Material provided >>
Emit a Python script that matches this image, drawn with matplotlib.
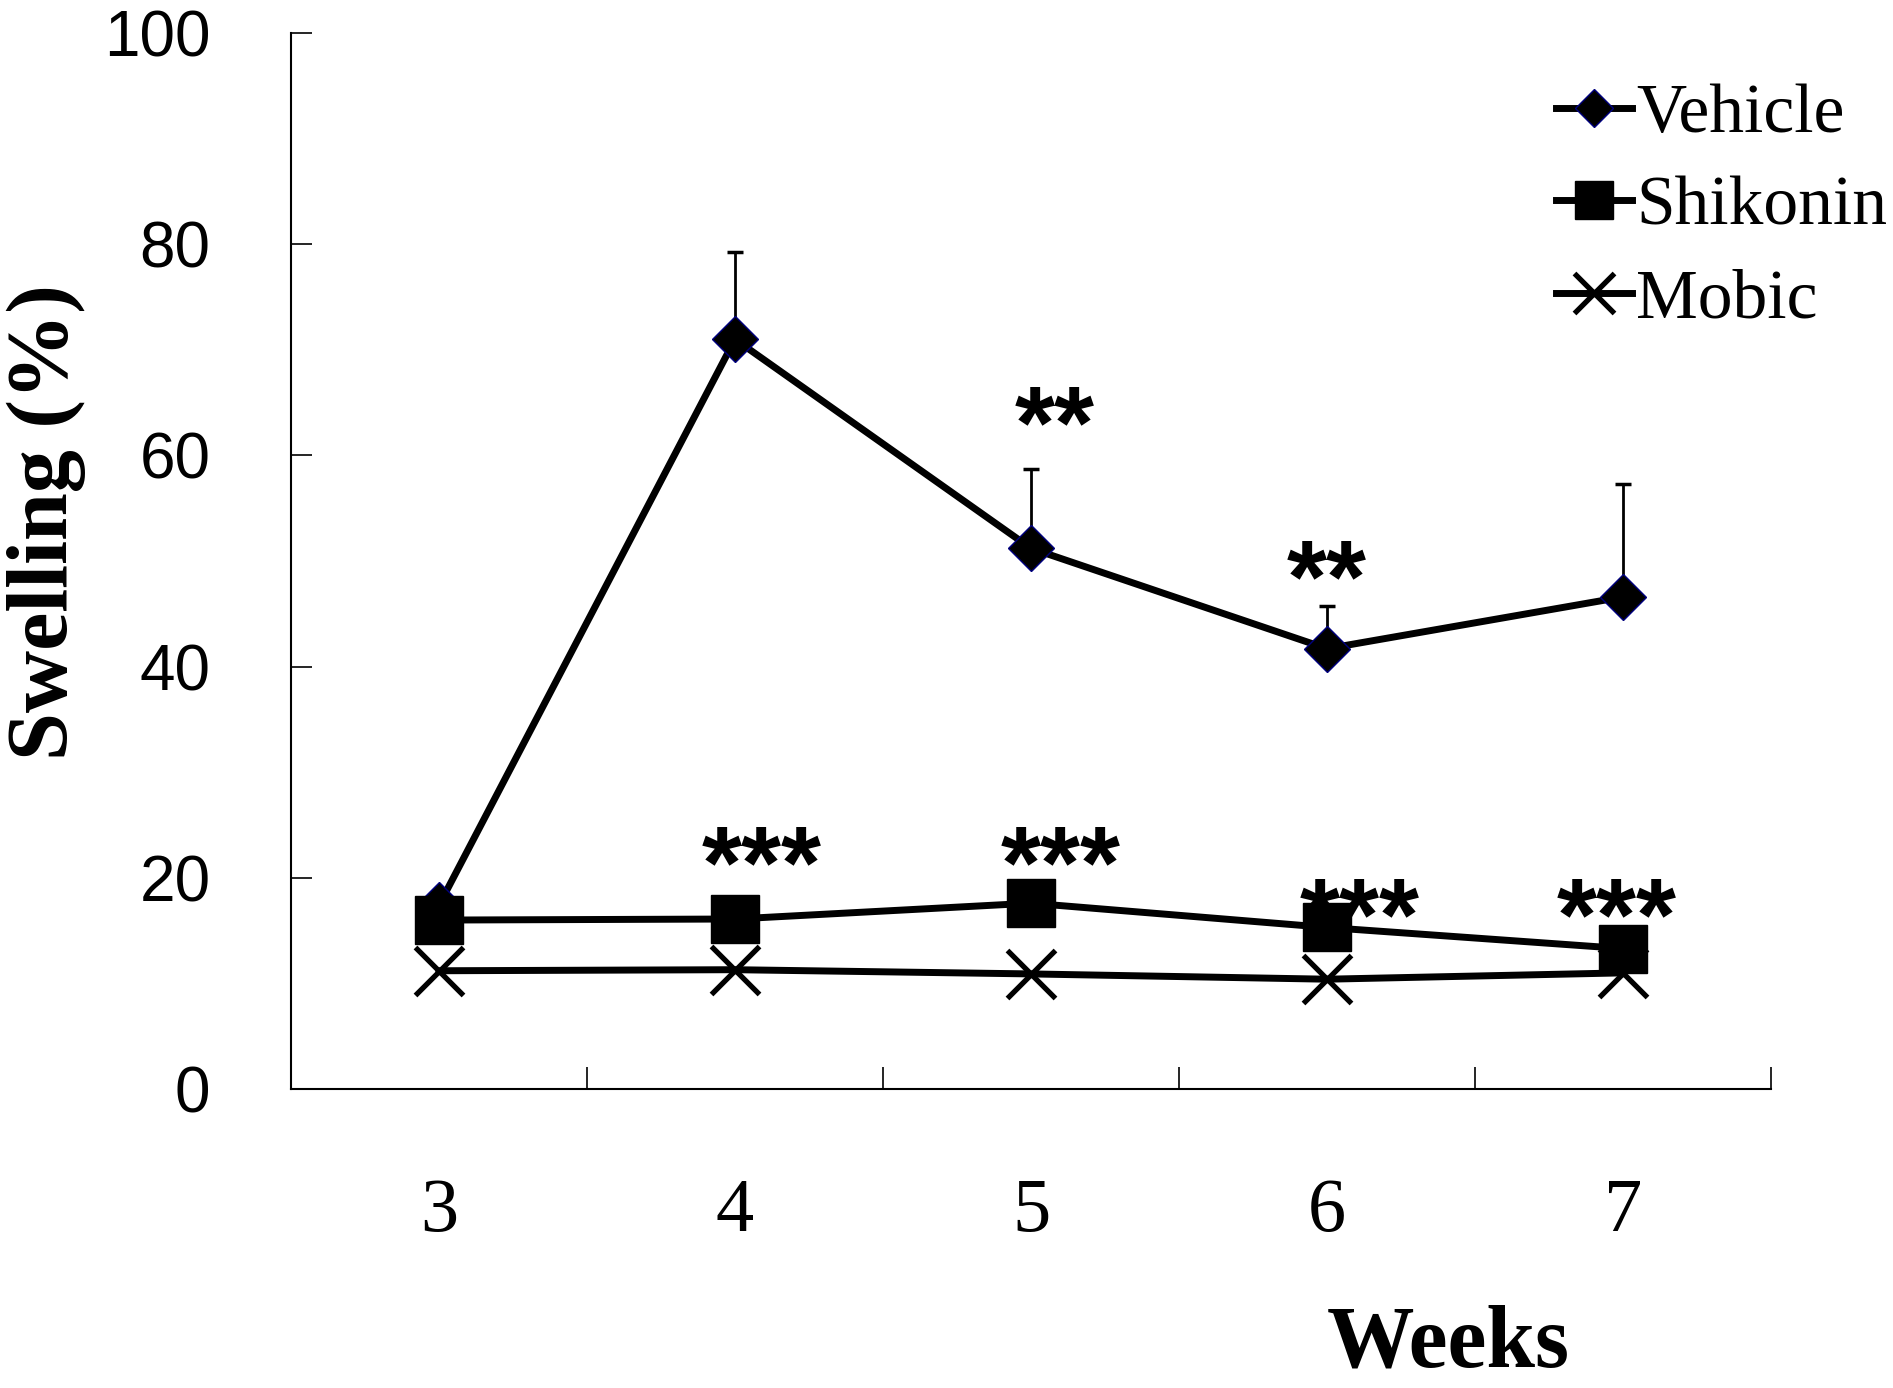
import matplotlib
matplotlib.use('Agg')
import matplotlib.pyplot as plt
import numpy as np

# ---- data ----
weeks = ['3', '4', '5', '6', '7']
vehicle = [17.4, 71.0, 51.2, 41.7, 46.6]
vehicle_err = [0.0, 8.3, 7.5, 4.0, 10.7]
shikonin = [16.0, 16.1, 17.6, 15.3, 13.3]
mobic = [11.2, 11.3, 10.9, 10.4, 11.0]
series_labels = ['Vehicle', 'Shikonin', 'Mobic']
yticks = [0, 20, 40, 60, 80, 100]

sig_labels = ['**', '**', '***', '***', '***', '***']
sig_x = [2.08, 3.0, 1.09, 2.10, 3.11, 3.98]
sig_y = [64.2, 49.6, 22.5, 22.5, 17.6, 17.6]

SANS = 'Liberation Sans'
SERIF = 'Liberation Serif'

fig = plt.figure(figsize=(18.93, 13.88), dpi=100)
ax = fig.add_axes([0.1537, 0.2154, 0.7819, 0.7608])

x = np.arange(len(weeks))

ax.errorbar(x, vehicle, yerr=[np.zeros(len(x)), vehicle_err], fmt='none',
            ecolor='black', elinewidth=2, capsize=6, capthick=2.5, zorder=2)
l1, = ax.plot(x, vehicle, color='black', lw=5, marker='D', ms=23,
              mfc='black', mec='#000080', mew=1, zorder=3)
l2, = ax.plot(x, shikonin, color='black', lw=5, marker='s', ms=34,
              mfc='black', mec='black', zorder=4)
l3, = ax.plot(x, mobic, color='black', lw=5, marker='x', ms=35,
              mew=3.8, mec='black', zorder=4)

for s, xi, yi in zip(sig_labels, sig_x, sig_y):
    ax.annotate(s, xy=(xi, yi), xytext=(0, -34), textcoords='offset points',
                ha='center', va='baseline', fontsize=74, fontweight='bold',
                fontfamily=SANS, zorder=1.5, annotation_clip=False)

ax.set_xlim(-0.5, 4.5)
ax.set_ylim(0, 100)

for sp in ['top', 'right']:
    ax.spines[sp].set_visible(False)
for sp in ['left', 'bottom']:
    ax.spines[sp].set_linewidth(1.5)

ax.set_yticks(yticks)
ax.set_yticklabels([str(v) for v in yticks], fontfamily=SANS)
ax.tick_params(axis='y', direction='in', length=15, width=1.2, pad=58,
               labelsize=46)

ax.set_xticks(x + 0.5)
ax.set_xticklabels([])
ax.tick_params(axis='x', which='major', direction='in', length=16, width=1.2)
ax.set_xticks(x, minor=True)
ax.set_xticklabels(weeks, minor=True, fontfamily=SERIF)
ax.tick_params(axis='x', which='minor', length=0, pad=64, labelsize=55)

ax.legend([l1, l2, l3], series_labels, loc='upper right',
          bbox_to_anchor=(0.997, 0.94), bbox_transform=fig.transFigure,
          frameon=False, prop={'family': SERIF, 'size': 50},
          handlelength=1.1, handletextpad=0.06, labelspacing=0.42,
          borderpad=0, borderaxespad=0, markerscale=0.82)

fig.text(46 / 1893, 1 - 522 / 1388, 'Swelling (%)', rotation=90,
         ha='center', va='center', fontfamily=SERIF, fontweight='bold',
         fontsize=62)
fig.text(1448 / 1893, 0.002, 'Weeks', ha='center', va='bottom',
         fontfamily=SERIF, fontweight='bold', fontsize=63)

fig.savefig('out.png', dpi=100)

What needs to be done >>
Repeat the lines exactly as they stand, from the opening line of the data through the line with "x = np.arange(len(weeks))". Pictures stay out of the copy.

Answer to this exercise >>
Emit a Python script that matches this image, drawn with matplotlib.
import matplotlib
matplotlib.use('Agg')
import matplotlib.pyplot as plt
import numpy as np

# ---- data ----
weeks = ['3', '4', '5', '6', '7']
vehicle = [17.4, 71.0, 51.2, 41.7, 46.6]
vehicle_err = [0.0, 8.3, 7.5, 4.0, 10.7]
shikonin = [16.0, 16.1, 17.6, 15.3, 13.3]
mobic = [11.2, 11.3, 10.9, 10.4, 11.0]
series_labels = ['Vehicle', 'Shikonin', 'Mobic']
yticks = [0, 20, 40, 60, 80, 100]

sig_labels = ['**', '**', '***', '***', '***', '***']
sig_x = [2.08, 3.0, 1.09, 2.10, 3.11, 3.98]
sig_y = [64.2, 49.6, 22.5, 22.5, 17.6, 17.6]

SANS = 'Liberation Sans'
SERIF = 'Liberation Serif'

fig = plt.figure(figsize=(18.93, 13.88), dpi=100)
ax = fig.add_axes([0.1537, 0.2154, 0.7819, 0.7608])

x = np.arange(len(weeks))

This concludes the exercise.